Material:
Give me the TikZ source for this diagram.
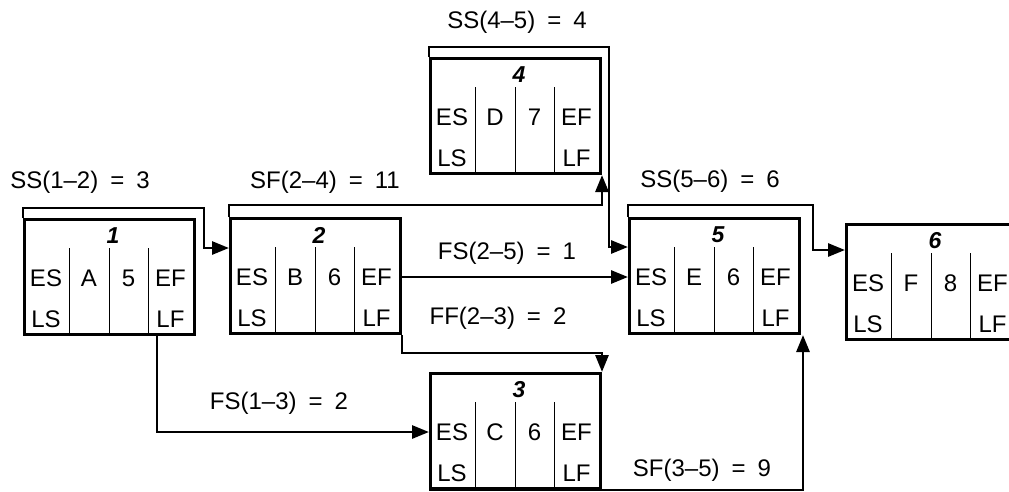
\documentclass[tikz,border=0pt]{standalone}
\usepackage{fontspec}
\setmainfont{Liberation Sans}
\usetikzlibrary{calc,arrows.meta}
\newcommand\eqq{\hspace{0.5em}=\hspace{0.5em}}
\tikzset{
  actbox/.style={draw, line width=3pt, minimum width=170pt, minimum height=115pt, anchor=north west, inner sep=0pt},
  divider/.style={line width=0.9pt},
  celltxt/.style={font=\fontsize{24}{24}\selectfont, inner sep=0pt},
  numtxt/.style={font=\fontsize{23}{23}\selectfont\bfseries\itshape, inner sep=0pt},
  lbl/.style={font=\fontsize{24}{24}\selectfont, inner sep=0pt},
  conn/.style={line width=2.8pt, line join=miter},
  arr/.style={conn, -{Triangle[length=17pt,width=13pt]}},
}
\newcommand\actbox[6]{%
  \node[actbox] (#1) at (#2,#3) {};
  \foreach \dx in {46,86,125} {\draw[divider] ($(#1.north west)+(\dx,30)$) -- ($(#1.south west)+(\dx,0)$);}
  \node[numtxt] (#1n) at ($(#1.north west)+(90,18)$) {#4};
  \node[celltxt] (#1es) at ($(#1.north west)+(23,60)$) {ES};
  \node[celltxt] (#1nm) at ($(#1.north west)+(66,60)$) {#5};
  \node[celltxt] (#1du) at ($(#1.north west)+(105.5,60)$) {#6};
  \node[celltxt] (#1ef) at ($(#1.north west)+(147.5,60)$) {EF};
  \node[celltxt] (#1ls) at ($(#1.north west)+(23,101)$) {LS};
  \node[celltxt] (#1lf) at ($(#1.north west)+(147.5,101)$) {LF};
}
\begin{document}
\begin{tikzpicture}[x=1pt,y=-1pt]
\useasboundingbox (0,0) rectangle (1009,491);
\fill[white] (0,0) rectangle (1009,491);
\actbox{b1}{23}{218}{1}{A}{5}
\actbox{b2}{229}{217}{2}{B}{6}
\actbox{b4}{429}{57}{4}{D}{7}
\actbox{b5}{628}{217}{5}{E}{6}
\actbox{b6}{845}{223}{6}{F}{8}
\actbox{b3}{429}{372}{3}{C}{6}
% connectors
\draw[arr] (b1.north west) -- ++(0,-10) -| ($(b1.north east)+(8,30)$) -- ($(b2.north west)+(0,31)$);
\draw[arr] (b2.north west) -- ++(0,-12) -| (b4.south east);
\draw[arr] (b4.north west) -- ++(0,-10) -| ($(b5.north west)+(-19,30)$) -- ($(b5.north west)+(0,30)$);
\draw[arr] (b5.north west) -- ++(0,-12) -| ($(b6.north west)+(-32,27)$) -- ($(b6.north west)+(0,27)$);
\draw[arr] ($(b2.north east)+(0,60)$) -- ($(b5.north west)+(0,60)$);
\draw[arr] (b2.south east) -- ++(0,18) -| (b3.north east);
\draw[arr] ($(b1.south west)+(134,0)$) |- ($(b3.north west)+(0,60)$);
\draw[arr] (b3.south west) -| ($(b5.south east)+(2,0)$);
% labels
\node[lbl] (l12) at (80,182) {SS(1--2)\eqq 3};
\node[lbl] (l24) at (325,182) {SF(2--4)\eqq 11};
\node[lbl] (l45) at (517,22) {SS(4--5)\eqq 4};
\node[lbl] (l56) at (710,181) {SS(5--6)\eqq 6};
\node[lbl] (l25) at (507,253) {FS(2--5)\eqq 1};
\node[lbl] (l23) at (498,318) {FF(2--3)\eqq 2};
\node[lbl] (l13) at (279,403) {FS(1--3)\eqq 2};
\node[lbl] (l35) at (702,470) {SF(3--5)\eqq 9};
\end{tikzpicture}
\end{document}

Goal of the exercise:
Pictures are to be left out; repeat all the remaining data exactly.

Output below:
Give me the TikZ source for this diagram.
\documentclass[tikz,border=0pt]{standalone}
\usepackage{fontspec}
\setmainfont{Liberation Sans}
\usetikzlibrary{calc,arrows.meta}
\newcommand\eqq{\hspace{0.5em}=\hspace{0.5em}}
\tikzset{
  actbox/.style={draw, line width=3pt, minimum width=170pt, minimum height=115pt, anchor=north west, inner sep=0pt},
  divider/.style={line width=0.9pt},
  celltxt/.style={font=\fontsize{24}{24}\selectfont, inner sep=0pt},
  numtxt/.style={font=\fontsize{23}{23}\selectfont\bfseries\itshape, inner sep=0pt},
  lbl/.style={font=\fontsize{24}{24}\selectfont, inner sep=0pt},
  conn/.style={line width=2.8pt, line join=miter},
  arr/.style={conn, -{Triangle[length=17pt,width=13pt]}},
}
\newcommand\actbox[6]{%
  \node[actbox] (#1) at (#2,#3) {};
  \foreach \dx in {46,86,125} {\draw[divider] ($(#1.north west)+(\dx,30)$) -- ($(#1.south west)+(\dx,0)$);}
  \node[numtxt] (#1n) at ($(#1.north west)+(90,18)$) {#4};
  \node[celltxt] (#1es) at ($(#1.north west)+(23,60)$) {ES};
  \node[celltxt] (#1nm) at ($(#1.north west)+(66,60)$) {#5};
  \node[celltxt] (#1du) at ($(#1.north west)+(105.5,60)$) {#6};
  \node[celltxt] (#1ef) at ($(#1.north west)+(147.5,60)$) {EF};
  \node[celltxt] (#1ls) at ($(#1.north west)+(23,101)$) {LS};
  \node[celltxt] (#1lf) at ($(#1.north west)+(147.5,101)$) {LF};
}
\begin{document}
\begin{tikzpicture}[x=1pt,y=-1pt]
\useasboundingbox (0,0) rectangle (1009,491);
\fill[white] (0,0) rectangle (1009,491);
\actbox{b1}{23}{218}{1}{A}{5}
\actbox{b2}{229}{217}{2}{B}{6}
\actbox{b4}{429}{57}{4}{D}{7}
\actbox{b5}{628}{217}{5}{E}{6}
\actbox{b6}{845}{223}{6}{F}{8}
\actbox{b3}{429}{372}{3}{C}{6}
% connectors
\draw[arr] (b1.north west) -- ++(0,-10) -| ($(b1.north east)+(8,30)$) -- ($(b2.north west)+(0,31)$);
\draw[arr] (b2.north west) -- ++(0,-12) -| (b4.south east);
\draw[arr] (b4.north west) -- ++(0,-10) -| ($(b5.north west)+(-19,30)$) -- ($(b5.north west)+(0,30)$);
\draw[arr] (b5.north west) -- ++(0,-12) -| ($(b6.north west)+(-32,27)$) -- ($(b6.north west)+(0,27)$);
\draw[arr] ($(b2.north east)+(0,60)$) -- ($(b5.north west)+(0,60)$);
\draw[arr] (b2.south east) -- ++(0,18) -| (b3.north east);
\draw[arr] ($(b1.south west)+(134,0)$) |- ($(b3.north west)+(0,60)$);
\draw[arr] (b3.south west) -| ($(b5.south east)+(2,0)$);
% labels
\node[lbl] (l12) at (80,182) {SS(1--2)\eqq 3};
\node[lbl] (l24) at (325,182) {SF(2--4)\eqq 11};
\node[lbl] (l45) at (517,22) {SS(4--5)\eqq 4};
\node[lbl] (l56) at (710,181) {SS(5--6)\eqq 6};
\node[lbl] (l25) at (507,253) {FS(2--5)\eqq 1};
\node[lbl] (l23) at (498,318) {FF(2--3)\eqq 2};
\node[lbl] (l13) at (279,403) {FS(1--3)\eqq 2};
\node[lbl] (l35) at (702,470) {SF(3--5)\eqq 9};
\end{tikzpicture}
\end{document}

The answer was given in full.